>> BEGIN PROVIDED INFORMATION

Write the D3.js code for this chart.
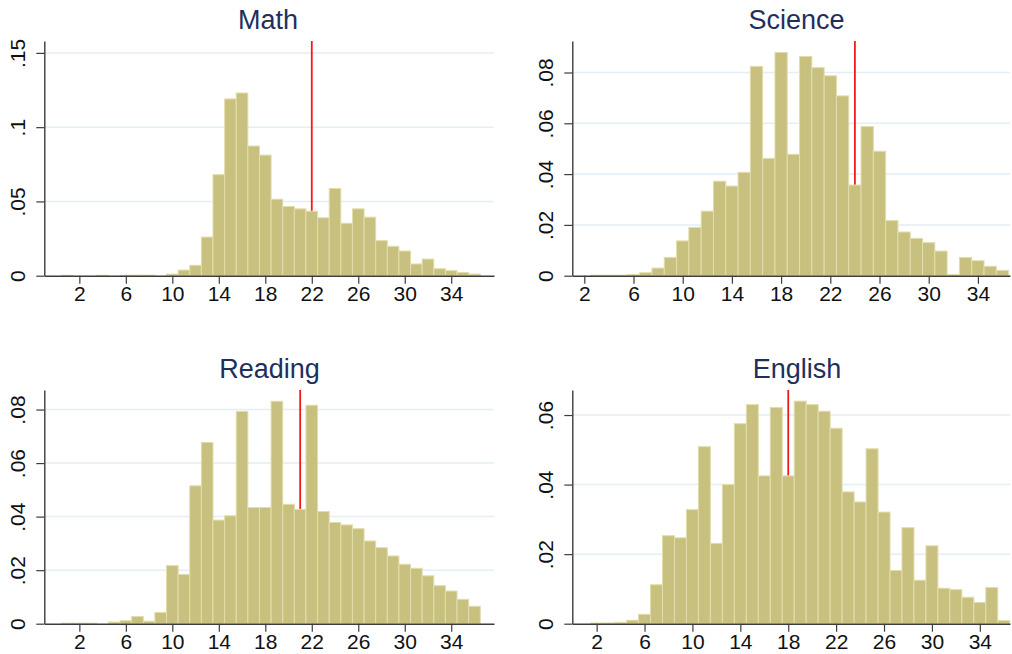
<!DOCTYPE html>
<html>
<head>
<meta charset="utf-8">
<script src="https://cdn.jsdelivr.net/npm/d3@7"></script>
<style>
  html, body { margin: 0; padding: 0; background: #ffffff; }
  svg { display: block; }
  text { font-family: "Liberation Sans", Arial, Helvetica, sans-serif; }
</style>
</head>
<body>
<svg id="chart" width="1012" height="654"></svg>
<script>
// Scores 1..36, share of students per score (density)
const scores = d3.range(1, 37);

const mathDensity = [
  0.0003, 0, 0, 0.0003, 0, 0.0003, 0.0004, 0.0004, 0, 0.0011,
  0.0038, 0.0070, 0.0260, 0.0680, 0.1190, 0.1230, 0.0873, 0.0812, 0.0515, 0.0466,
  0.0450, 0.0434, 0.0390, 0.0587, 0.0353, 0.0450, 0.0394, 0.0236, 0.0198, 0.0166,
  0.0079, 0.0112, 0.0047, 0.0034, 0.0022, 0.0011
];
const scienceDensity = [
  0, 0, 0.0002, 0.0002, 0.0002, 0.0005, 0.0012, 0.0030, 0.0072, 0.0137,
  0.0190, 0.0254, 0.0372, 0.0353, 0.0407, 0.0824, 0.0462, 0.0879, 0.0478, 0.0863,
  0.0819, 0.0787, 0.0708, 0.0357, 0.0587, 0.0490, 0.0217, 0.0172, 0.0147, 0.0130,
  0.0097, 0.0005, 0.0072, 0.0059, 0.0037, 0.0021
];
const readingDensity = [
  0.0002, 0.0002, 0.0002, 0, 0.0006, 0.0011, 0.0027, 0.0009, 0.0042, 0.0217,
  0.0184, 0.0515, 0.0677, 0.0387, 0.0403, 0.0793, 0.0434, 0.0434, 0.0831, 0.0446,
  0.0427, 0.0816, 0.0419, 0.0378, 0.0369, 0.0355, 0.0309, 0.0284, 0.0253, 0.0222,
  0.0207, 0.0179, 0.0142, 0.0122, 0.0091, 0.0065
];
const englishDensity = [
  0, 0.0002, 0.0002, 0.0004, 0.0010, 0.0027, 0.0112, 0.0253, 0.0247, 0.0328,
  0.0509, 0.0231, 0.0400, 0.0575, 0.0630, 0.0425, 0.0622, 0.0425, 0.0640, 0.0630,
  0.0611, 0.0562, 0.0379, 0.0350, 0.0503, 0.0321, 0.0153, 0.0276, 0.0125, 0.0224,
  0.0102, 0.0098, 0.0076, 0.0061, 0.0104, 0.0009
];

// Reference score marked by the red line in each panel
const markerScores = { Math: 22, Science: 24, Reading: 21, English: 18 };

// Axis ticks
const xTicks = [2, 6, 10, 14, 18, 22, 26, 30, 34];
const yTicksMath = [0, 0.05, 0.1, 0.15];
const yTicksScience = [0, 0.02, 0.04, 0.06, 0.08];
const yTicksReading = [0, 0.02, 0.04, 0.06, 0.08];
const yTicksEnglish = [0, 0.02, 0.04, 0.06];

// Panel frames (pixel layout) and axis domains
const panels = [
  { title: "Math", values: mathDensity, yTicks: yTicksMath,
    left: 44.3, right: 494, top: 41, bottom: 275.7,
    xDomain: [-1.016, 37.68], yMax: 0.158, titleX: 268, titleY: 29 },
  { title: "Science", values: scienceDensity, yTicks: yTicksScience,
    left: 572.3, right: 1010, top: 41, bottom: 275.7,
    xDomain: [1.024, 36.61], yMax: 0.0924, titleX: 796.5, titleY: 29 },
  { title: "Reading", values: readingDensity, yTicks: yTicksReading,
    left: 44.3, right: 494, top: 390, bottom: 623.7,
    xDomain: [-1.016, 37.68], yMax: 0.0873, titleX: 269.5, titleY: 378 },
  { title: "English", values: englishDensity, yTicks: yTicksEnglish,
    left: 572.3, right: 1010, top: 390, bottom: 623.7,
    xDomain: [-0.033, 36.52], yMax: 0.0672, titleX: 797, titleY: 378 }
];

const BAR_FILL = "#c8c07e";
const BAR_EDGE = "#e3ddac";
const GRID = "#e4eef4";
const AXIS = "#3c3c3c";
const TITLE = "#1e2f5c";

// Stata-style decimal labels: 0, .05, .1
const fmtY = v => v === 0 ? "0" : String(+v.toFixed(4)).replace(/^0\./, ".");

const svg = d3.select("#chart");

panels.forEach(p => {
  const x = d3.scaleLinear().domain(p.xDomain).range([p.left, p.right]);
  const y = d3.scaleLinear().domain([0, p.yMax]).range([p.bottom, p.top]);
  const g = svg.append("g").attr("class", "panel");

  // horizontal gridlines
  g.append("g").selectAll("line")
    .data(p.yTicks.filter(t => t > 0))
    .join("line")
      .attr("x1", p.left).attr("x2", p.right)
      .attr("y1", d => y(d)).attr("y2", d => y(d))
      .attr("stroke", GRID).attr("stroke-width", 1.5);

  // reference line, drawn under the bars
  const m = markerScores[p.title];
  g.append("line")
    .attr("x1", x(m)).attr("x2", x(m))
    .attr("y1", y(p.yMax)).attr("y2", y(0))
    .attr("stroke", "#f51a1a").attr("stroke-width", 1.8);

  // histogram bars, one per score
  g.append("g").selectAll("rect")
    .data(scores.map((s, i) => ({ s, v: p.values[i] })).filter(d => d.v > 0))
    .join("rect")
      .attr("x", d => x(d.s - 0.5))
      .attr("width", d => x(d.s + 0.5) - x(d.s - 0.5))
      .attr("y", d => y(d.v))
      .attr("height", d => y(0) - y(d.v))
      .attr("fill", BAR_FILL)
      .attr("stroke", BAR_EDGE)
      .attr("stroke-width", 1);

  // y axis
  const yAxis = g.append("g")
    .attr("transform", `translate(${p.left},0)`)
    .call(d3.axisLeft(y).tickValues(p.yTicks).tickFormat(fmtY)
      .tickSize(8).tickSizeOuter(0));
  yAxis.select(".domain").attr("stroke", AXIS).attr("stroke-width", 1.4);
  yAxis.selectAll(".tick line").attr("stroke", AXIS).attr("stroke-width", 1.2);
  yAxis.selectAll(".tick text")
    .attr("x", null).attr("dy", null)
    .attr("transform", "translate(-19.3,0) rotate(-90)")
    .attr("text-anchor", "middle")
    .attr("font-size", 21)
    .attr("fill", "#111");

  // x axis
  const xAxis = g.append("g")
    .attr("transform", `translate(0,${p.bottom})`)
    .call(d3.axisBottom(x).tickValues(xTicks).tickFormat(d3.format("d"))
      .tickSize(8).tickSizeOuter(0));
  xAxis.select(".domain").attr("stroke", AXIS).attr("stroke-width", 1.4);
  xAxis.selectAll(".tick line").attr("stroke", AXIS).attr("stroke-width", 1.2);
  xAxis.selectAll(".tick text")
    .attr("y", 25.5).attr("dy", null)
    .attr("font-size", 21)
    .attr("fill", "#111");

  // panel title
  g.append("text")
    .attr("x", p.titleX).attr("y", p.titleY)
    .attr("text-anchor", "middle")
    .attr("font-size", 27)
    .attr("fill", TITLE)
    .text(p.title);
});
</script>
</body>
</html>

>> END PROVIDED INFORMATION
>> BEGIN PROVIDED INFORMATION

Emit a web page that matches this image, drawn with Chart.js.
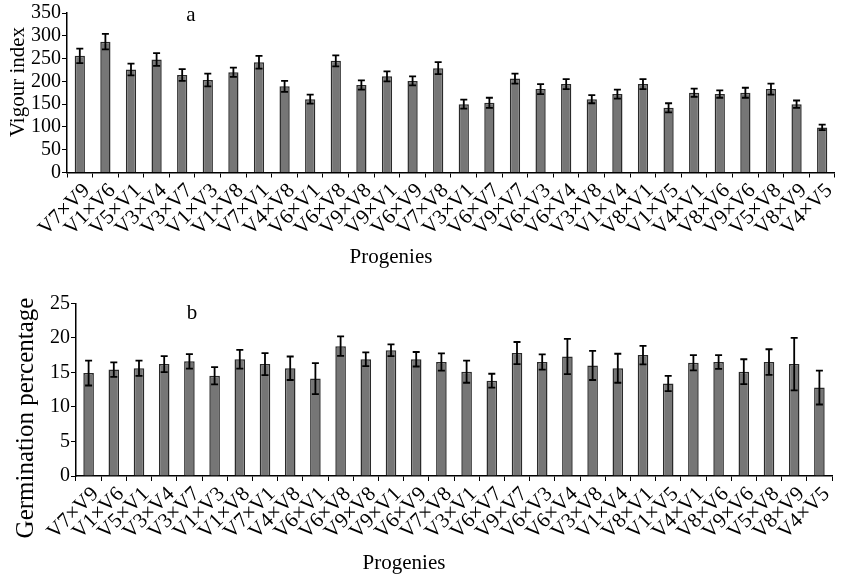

>> END PROVIDED INFORMATION

* [DIRECTIONS]
Copy out only the lines from the one containing "Write the D3.js code for this chart." through the one containing "21, English: 18", exactly, with both ends. Any picture is left out.

* [OUTPUT OF THE TASK]
Write the D3.js code for this chart.
<!DOCTYPE html>
<html>
<head>
<meta charset="utf-8">
<script src="https://cdn.jsdelivr.net/npm/d3@7"></script>
<style>
  html, body { margin: 0; padding: 0; background: #ffffff; }
  svg { display: block; }
  text { font-family: "Liberation Sans", Arial, Helvetica, sans-serif; }
</style>
</head>
<body>
<svg id="chart" width="1012" height="654"></svg>
<script>
// Scores 1..36, share of students per score (density)
const scores = d3.range(1, 37);

const mathDensity = [
  0.0003, 0, 0, 0.0003, 0, 0.0003, 0.0004, 0.0004, 0, 0.0011,
  0.0038, 0.0070, 0.0260, 0.0680, 0.1190, 0.1230, 0.0873, 0.0812, 0.0515, 0.0466,
  0.0450, 0.0434, 0.0390, 0.0587, 0.0353, 0.0450, 0.0394, 0.0236, 0.0198, 0.0166,
  0.0079, 0.0112, 0.0047, 0.0034, 0.0022, 0.0011
];
const scienceDensity = [
  0, 0, 0.0002, 0.0002, 0.0002, 0.0005, 0.0012, 0.0030, 0.0072, 0.0137,
  0.0190, 0.0254, 0.0372, 0.0353, 0.0407, 0.0824, 0.0462, 0.0879, 0.0478, 0.0863,
  0.0819, 0.0787, 0.0708, 0.0357, 0.0587, 0.0490, 0.0217, 0.0172, 0.0147, 0.0130,
  0.0097, 0.0005, 0.0072, 0.0059, 0.0037, 0.0021
];
const readingDensity = [
  0.0002, 0.0002, 0.0002, 0, 0.0006, 0.0011, 0.0027, 0.0009, 0.0042, 0.0217,
  0.0184, 0.0515, 0.0677, 0.0387, 0.0403, 0.0793, 0.0434, 0.0434, 0.0831, 0.0446,
  0.0427, 0.0816, 0.0419, 0.0378, 0.0369, 0.0355, 0.0309, 0.0284, 0.0253, 0.0222,
  0.0207, 0.0179, 0.0142, 0.0122, 0.0091, 0.0065
];
const englishDensity = [
  0, 0.0002, 0.0002, 0.0004, 0.0010, 0.0027, 0.0112, 0.0253, 0.0247, 0.0328,
  0.0509, 0.0231, 0.0400, 0.0575, 0.0630, 0.0425, 0.0622, 0.0425, 0.0640, 0.0630,
  0.0611, 0.0562, 0.0379, 0.0350, 0.0503, 0.0321, 0.0153, 0.0276, 0.0125, 0.0224,
  0.0102, 0.0098, 0.0076, 0.0061, 0.0104, 0.0009
];

// Reference score marked by the red line in each panel
const markerScores = { Math: 22, Science: 24, Reading: 21, English: 18 };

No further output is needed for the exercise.